How can one feel so inspired and yet uninspired at the same time? I'm sorry for not saying goodbye even though it already feels like I'm about to say it. The truth is that I have not lost the need to read. I still browse reviews every now and then. My only problem is this: I cannot seem to write reviews these past two months. This is the reason why it has been silent these past two months. It's good to have a little break. I'm back on the game. :)
What's up with Precious: Just a little update guys. I just turned 25 last November. I'm now officially a quarter of a century! (To be honest, I sort of felt a little sad towards my birthday. I felt like time was passing too fast and I wanted to take a hold of the reins and stop it, slow it down a little but. But you and me know that it's not possible.) Work is good. I'm still in the same company, dealing exports and imports for Central America. The difference is that I'm taking a lot more tasks now. Here's another factor: I've been writing - working on two WIPs/novels in progress. All my energy and inspiration shifted to this type of work.
Also? My phone broke. So my primary means of connecting to social media sites and the blog, is gone forever. I will be replacing this week or next week!
Then there were times when I would have the laptop opened, a new post page opened. The screen is infinitely white and black, just waiting for me to fill them. My fingers would be poised over the keyboard. When I'm lucky, I would start typing a few words and even make it to a paragraph. But on most days, I felt like I didn't have anything good to give you guys, or this blog. I felt empty, which is weird because I normally have a lot of things to say. Back then, my reviews would be 10-paragraph long and I would spend an hour cutting it down to five so it doesn't become too wordy. I mean, where have the words gone? Have they left me, entirely? That's a chilling thought for me - that I couldn't write anymore. Reviews should be easier to write than a fiction story. You are basing everything on fact, your opinion. But then, how did it become so difficult to finish a review draft? I browsed the review drafts that I have on the blog. I have around 50, some dating back to 2011. So I closed this laptop. I closed it and walked away.

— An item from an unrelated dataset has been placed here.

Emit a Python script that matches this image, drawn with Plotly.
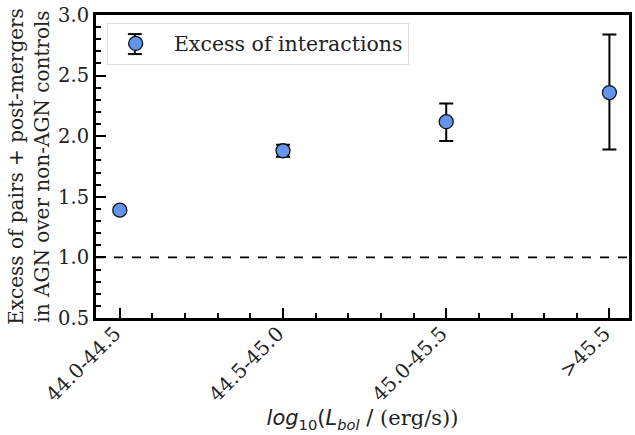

And then, one day, after sleeping for 12 hours straight, I woke up. I left the house and sat around greenery and towering trees over me. It was my university, where I took my bachelor's degree and where I would be taking my masters a few months from now. It was where I started blogging. I would spend hours propped against a tree, scribbling down notes for a dozen reviews. I realized that I didn't want to stop. I have been doing this - blogging - for six years. And I wouldn't stop so easily. Blogging is a part of me now. How could I continue to be me, while leaving a part of myself floating in the universe?
So I went home and wrote this.
What happens now? I will be posting some reviews until the year ends and I will also participate in year-end blog activities. Giveaway for Christmas, anyone? Expect that in a week or so. Also, I will be more active on Twitter, now. If you're interested, here's my account: @precious_shusky
Plans for 2017? Okay, plans. I'm more of a planning kind of girl. Here are some things coming this 2017: More interviews with authors from specific genres that I'm currently interested in. Celebrating Debutantes 2017 - just one big wave for you guys - so expect this around mid 2017. Features on book-related merch and items that I spot in malls and online shopping platforms. A steady flow of reviews (I have accumulated a lot of books during my hiatus. I have not read the majority of this TBR pile and more are coming as we speak.)